**Recorded data:**
--

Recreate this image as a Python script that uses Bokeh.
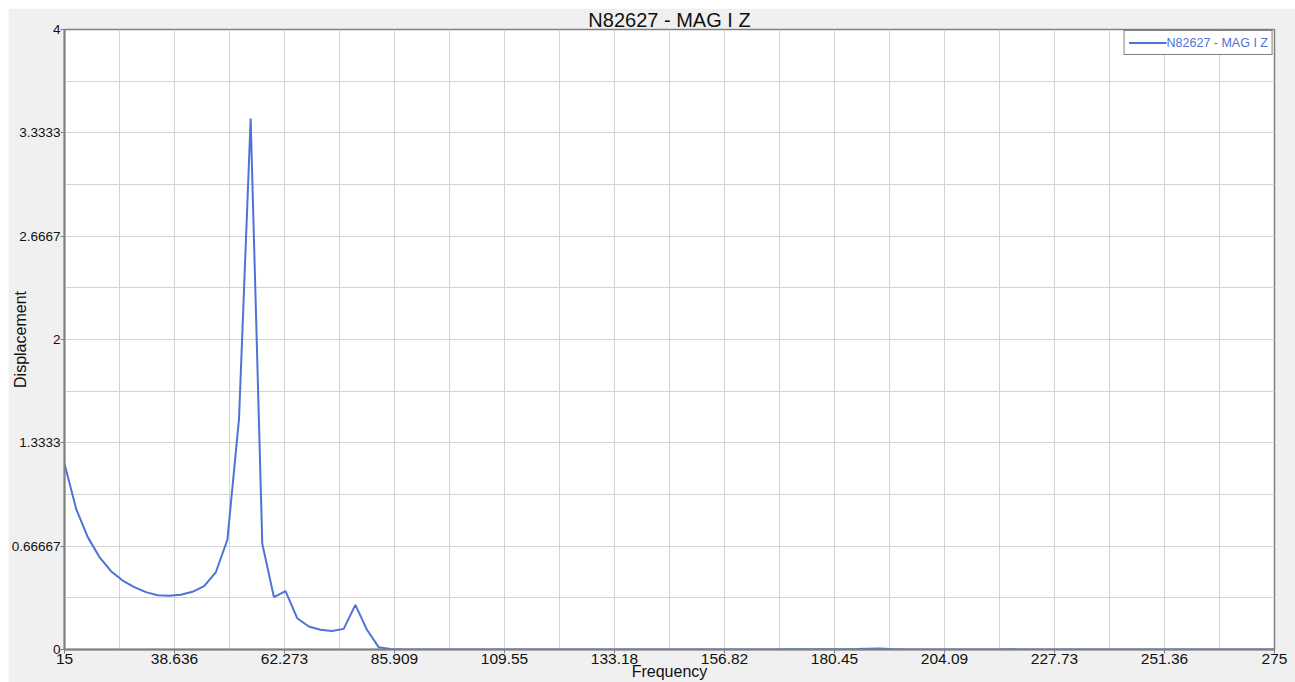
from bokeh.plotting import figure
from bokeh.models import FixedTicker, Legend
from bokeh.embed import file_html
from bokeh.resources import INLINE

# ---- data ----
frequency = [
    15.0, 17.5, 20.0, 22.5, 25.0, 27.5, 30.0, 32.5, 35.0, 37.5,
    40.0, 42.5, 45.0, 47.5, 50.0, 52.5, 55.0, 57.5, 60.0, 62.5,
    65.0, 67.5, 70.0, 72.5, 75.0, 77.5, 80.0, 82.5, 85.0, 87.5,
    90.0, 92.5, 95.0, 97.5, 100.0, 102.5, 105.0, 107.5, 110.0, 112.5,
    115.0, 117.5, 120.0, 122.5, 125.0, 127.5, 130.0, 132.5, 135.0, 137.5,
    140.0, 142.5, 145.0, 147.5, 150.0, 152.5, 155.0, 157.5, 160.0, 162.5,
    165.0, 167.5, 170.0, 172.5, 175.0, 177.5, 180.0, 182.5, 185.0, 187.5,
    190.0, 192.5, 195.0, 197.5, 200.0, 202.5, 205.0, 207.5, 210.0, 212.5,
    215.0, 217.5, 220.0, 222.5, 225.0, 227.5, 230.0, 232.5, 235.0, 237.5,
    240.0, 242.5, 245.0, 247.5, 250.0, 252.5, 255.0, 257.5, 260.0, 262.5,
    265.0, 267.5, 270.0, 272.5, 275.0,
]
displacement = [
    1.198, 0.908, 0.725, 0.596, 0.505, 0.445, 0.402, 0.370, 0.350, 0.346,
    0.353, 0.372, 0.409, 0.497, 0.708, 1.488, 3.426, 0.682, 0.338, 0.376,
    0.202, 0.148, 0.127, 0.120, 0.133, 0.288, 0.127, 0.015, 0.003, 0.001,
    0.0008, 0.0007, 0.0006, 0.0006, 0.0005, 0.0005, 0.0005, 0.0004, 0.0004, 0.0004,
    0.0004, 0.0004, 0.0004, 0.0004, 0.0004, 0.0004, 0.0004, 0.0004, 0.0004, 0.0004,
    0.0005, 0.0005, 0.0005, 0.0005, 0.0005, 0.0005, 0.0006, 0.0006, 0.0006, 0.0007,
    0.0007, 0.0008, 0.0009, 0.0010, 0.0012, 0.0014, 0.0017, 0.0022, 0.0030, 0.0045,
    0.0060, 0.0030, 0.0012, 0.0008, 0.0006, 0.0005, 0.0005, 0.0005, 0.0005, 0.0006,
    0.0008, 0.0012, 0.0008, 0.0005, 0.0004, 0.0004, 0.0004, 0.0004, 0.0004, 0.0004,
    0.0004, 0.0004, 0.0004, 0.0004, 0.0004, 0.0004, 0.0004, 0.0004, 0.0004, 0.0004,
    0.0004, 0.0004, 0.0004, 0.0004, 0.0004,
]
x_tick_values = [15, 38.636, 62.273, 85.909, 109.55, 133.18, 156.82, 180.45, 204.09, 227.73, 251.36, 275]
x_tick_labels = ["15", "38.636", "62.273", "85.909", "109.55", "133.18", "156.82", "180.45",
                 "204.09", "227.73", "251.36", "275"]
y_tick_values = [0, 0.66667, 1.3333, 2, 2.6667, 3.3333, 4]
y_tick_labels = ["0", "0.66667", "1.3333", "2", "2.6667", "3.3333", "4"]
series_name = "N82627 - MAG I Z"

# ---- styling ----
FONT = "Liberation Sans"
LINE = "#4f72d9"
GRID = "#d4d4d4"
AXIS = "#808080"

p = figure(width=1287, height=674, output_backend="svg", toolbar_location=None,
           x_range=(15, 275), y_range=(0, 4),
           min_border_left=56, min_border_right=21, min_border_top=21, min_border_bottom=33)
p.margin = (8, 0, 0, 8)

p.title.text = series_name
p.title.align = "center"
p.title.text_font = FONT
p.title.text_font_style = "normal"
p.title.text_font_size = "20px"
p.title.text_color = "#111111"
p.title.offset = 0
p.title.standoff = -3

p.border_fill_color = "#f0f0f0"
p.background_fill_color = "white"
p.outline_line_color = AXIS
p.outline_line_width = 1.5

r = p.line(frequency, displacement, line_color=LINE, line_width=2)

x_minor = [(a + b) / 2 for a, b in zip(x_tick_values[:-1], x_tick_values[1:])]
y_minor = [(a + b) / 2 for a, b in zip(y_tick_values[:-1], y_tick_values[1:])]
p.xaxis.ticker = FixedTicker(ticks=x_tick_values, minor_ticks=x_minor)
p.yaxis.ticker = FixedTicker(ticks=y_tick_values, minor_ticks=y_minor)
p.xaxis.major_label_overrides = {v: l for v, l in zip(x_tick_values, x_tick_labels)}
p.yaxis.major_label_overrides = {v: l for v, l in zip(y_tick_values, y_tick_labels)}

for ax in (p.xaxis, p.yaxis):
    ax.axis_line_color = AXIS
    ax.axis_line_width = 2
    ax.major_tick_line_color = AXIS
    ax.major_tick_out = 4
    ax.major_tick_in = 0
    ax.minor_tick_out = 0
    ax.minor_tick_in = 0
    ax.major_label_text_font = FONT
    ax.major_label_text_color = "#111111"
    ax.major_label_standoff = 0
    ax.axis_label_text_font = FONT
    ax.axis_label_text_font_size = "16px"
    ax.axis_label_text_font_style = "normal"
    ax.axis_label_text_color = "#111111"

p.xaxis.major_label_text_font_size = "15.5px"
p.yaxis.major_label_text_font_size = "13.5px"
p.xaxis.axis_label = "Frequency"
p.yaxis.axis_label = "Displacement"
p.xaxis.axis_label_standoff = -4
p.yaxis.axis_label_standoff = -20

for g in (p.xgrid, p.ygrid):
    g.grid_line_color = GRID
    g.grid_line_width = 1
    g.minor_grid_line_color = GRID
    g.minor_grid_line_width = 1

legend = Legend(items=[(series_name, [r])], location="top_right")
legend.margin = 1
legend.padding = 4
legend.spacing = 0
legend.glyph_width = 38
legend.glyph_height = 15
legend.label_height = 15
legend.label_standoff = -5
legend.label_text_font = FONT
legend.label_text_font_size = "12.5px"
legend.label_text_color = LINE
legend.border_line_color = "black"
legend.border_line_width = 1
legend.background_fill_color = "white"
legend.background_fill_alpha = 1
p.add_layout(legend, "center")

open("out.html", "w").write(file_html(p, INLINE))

--

**Required work:**
Transcribe the material as is, with images omitted.

**Written answer:**
Recreate this image as a Python script that uses Bokeh.
from bokeh.plotting import figure
from bokeh.models import FixedTicker, Legend
from bokeh.embed import file_html
from bokeh.resources import INLINE

# ---- data ----
frequency = [
    15.0, 17.5, 20.0, 22.5, 25.0, 27.5, 30.0, 32.5, 35.0, 37.5,
    40.0, 42.5, 45.0, 47.5, 50.0, 52.5, 55.0, 57.5, 60.0, 62.5,
    65.0, 67.5, 70.0, 72.5, 75.0, 77.5, 80.0, 82.5, 85.0, 87.5,
    90.0, 92.5, 95.0, 97.5, 100.0, 102.5, 105.0, 107.5, 110.0, 112.5,
    115.0, 117.5, 120.0, 122.5, 125.0, 127.5, 130.0, 132.5, 135.0, 137.5,
    140.0, 142.5, 145.0, 147.5, 150.0, 152.5, 155.0, 157.5, 160.0, 162.5,
    165.0, 167.5, 170.0, 172.5, 175.0, 177.5, 180.0, 182.5, 185.0, 187.5,
    190.0, 192.5, 195.0, 197.5, 200.0, 202.5, 205.0, 207.5, 210.0, 212.5,
    215.0, 217.5, 220.0, 222.5, 225.0, 227.5, 230.0, 232.5, 235.0, 237.5,
    240.0, 242.5, 245.0, 247.5, 250.0, 252.5, 255.0, 257.5, 260.0, 262.5,
    265.0, 267.5, 270.0, 272.5, 275.0,
]
displacement = [
    1.198, 0.908, 0.725, 0.596, 0.505, 0.445, 0.402, 0.370, 0.350, 0.346,
    0.353, 0.372, 0.409, 0.497, 0.708, 1.488, 3.426, 0.682, 0.338, 0.376,
    0.202, 0.148, 0.127, 0.120, 0.133, 0.288, 0.127, 0.015, 0.003, 0.001,
    0.0008, 0.0007, 0.0006, 0.0006, 0.0005, 0.0005, 0.0005, 0.0004, 0.0004, 0.0004,
    0.0004, 0.0004, 0.0004, 0.0004, 0.0004, 0.0004, 0.0004, 0.0004, 0.0004, 0.0004,
    0.0005, 0.0005, 0.0005, 0.0005, 0.0005, 0.0005, 0.0006, 0.0006, 0.0006, 0.0007,
    0.0007, 0.0008, 0.0009, 0.0010, 0.0012, 0.0014, 0.0017, 0.0022, 0.0030, 0.0045,
    0.0060, 0.0030, 0.0012, 0.0008, 0.0006, 0.0005, 0.0005, 0.0005, 0.0005, 0.0006,
    0.0008, 0.0012, 0.0008, 0.0005, 0.0004, 0.0004, 0.0004, 0.0004, 0.0004, 0.0004,
    0.0004, 0.0004, 0.0004, 0.0004, 0.0004, 0.0004, 0.0004, 0.0004, 0.0004, 0.0004,
    0.0004, 0.0004, 0.0004, 0.0004, 0.0004,
]
x_tick_values = [15, 38.636, 62.273, 85.909, 109.55, 133.18, 156.82, 180.45, 204.09, 227.73, 251.36, 275]
x_tick_labels = ["15", "38.636", "62.273", "85.909", "109.55", "133.18", "156.82", "180.45",
                 "204.09", "227.73", "251.36", "275"]
y_tick_values = [0, 0.66667, 1.3333, 2, 2.6667, 3.3333, 4]
y_tick_labels = ["0", "0.66667", "1.3333", "2", "2.6667", "3.3333", "4"]
series_name = "N82627 - MAG I Z"

# ---- styling ----
FONT = "Liberation Sans"
LINE = "#4f72d9"
GRID = "#d4d4d4"
AXIS = "#808080"

p = figure(width=1287, height=674, output_backend="svg", toolbar_location=None,
           x_range=(15, 275), y_range=(0, 4),
           min_border_left=56, min_border_right=21, min_border_top=21, min_border_bottom=33)
p.margin = (8, 0, 0, 8)

p.title.text = series_name
p.title.align = "center"
p.title.text_font = FONT
p.title.text_font_style = "normal"
p.title.text_font_size = "20px"
p.title.text_color = "#111111"
p.title.offset = 0
p.title.standoff = -3

p.border_fill_color = "#f0f0f0"
p.background_fill_color = "white"
p.outline_line_color = AXIS
p.outline_line_width = 1.5

r = p.line(frequency, displacement, line_color=LINE, line_width=2)

x_minor = [(a + b) / 2 for a, b in zip(x_tick_values[:-1], x_tick_values[1:])]
y_minor = [(a + b) / 2 for a, b in zip(y_tick_values[:-1], y_tick_values[1:])]
p.xaxis.ticker = FixedTicker(ticks=x_tick_values, minor_ticks=x_minor)
p.yaxis.ticker = FixedTicker(ticks=y_tick_values, minor_ticks=y_minor)
p.xaxis.major_label_overrides = {v: l for v, l in zip(x_tick_values, x_tick_labels)}
p.yaxis.major_label_overrides = {v: l for v, l in zip(y_tick_values, y_tick_labels)}

for ax in (p.xaxis, p.yaxis):
    ax.axis_line_color = AXIS
    ax.axis_line_width = 2
    ax.major_tick_line_color = AXIS
    ax.major_tick_out = 4
    ax.major_tick_in = 0
    ax.minor_tick_out = 0
    ax.minor_tick_in = 0
    ax.major_label_text_font = FONT
    ax.major_label_text_color = "#111111"
    ax.major_label_standoff = 0
    ax.axis_label_text_font = FONT
    ax.axis_label_text_font_size = "16px"
    ax.axis_label_text_font_style = "normal"
    ax.axis_label_text_color = "#111111"

p.xaxis.major_label_text_font_size = "15.5px"
p.yaxis.major_label_text_font_size = "13.5px"
p.xaxis.axis_label = "Frequency"
p.yaxis.axis_label = "Displacement"
p.xaxis.axis_label_standoff = -4
p.yaxis.axis_label_standoff = -20

for g in (p.xgrid, p.ygrid):
    g.grid_line_color = GRID
    g.grid_line_width = 1
    g.minor_grid_line_color = GRID
    g.minor_grid_line_width = 1

legend = Legend(items=[(series_name, [r])], location="top_right")
legend.margin = 1
legend.padding = 4
legend.spacing = 0
legend.glyph_width = 38
legend.glyph_height = 15
legend.label_height = 15
legend.label_standoff = -5
legend.label_text_font = FONT
legend.label_text_font_size = "12.5px"
legend.label_text_color = LINE
legend.border_line_color = "black"
legend.border_line_width = 1
legend.background_fill_color = "white"
legend.background_fill_alpha = 1
p.add_layout(legend, "center")

open("out.html", "w").write(file_html(p, INLINE))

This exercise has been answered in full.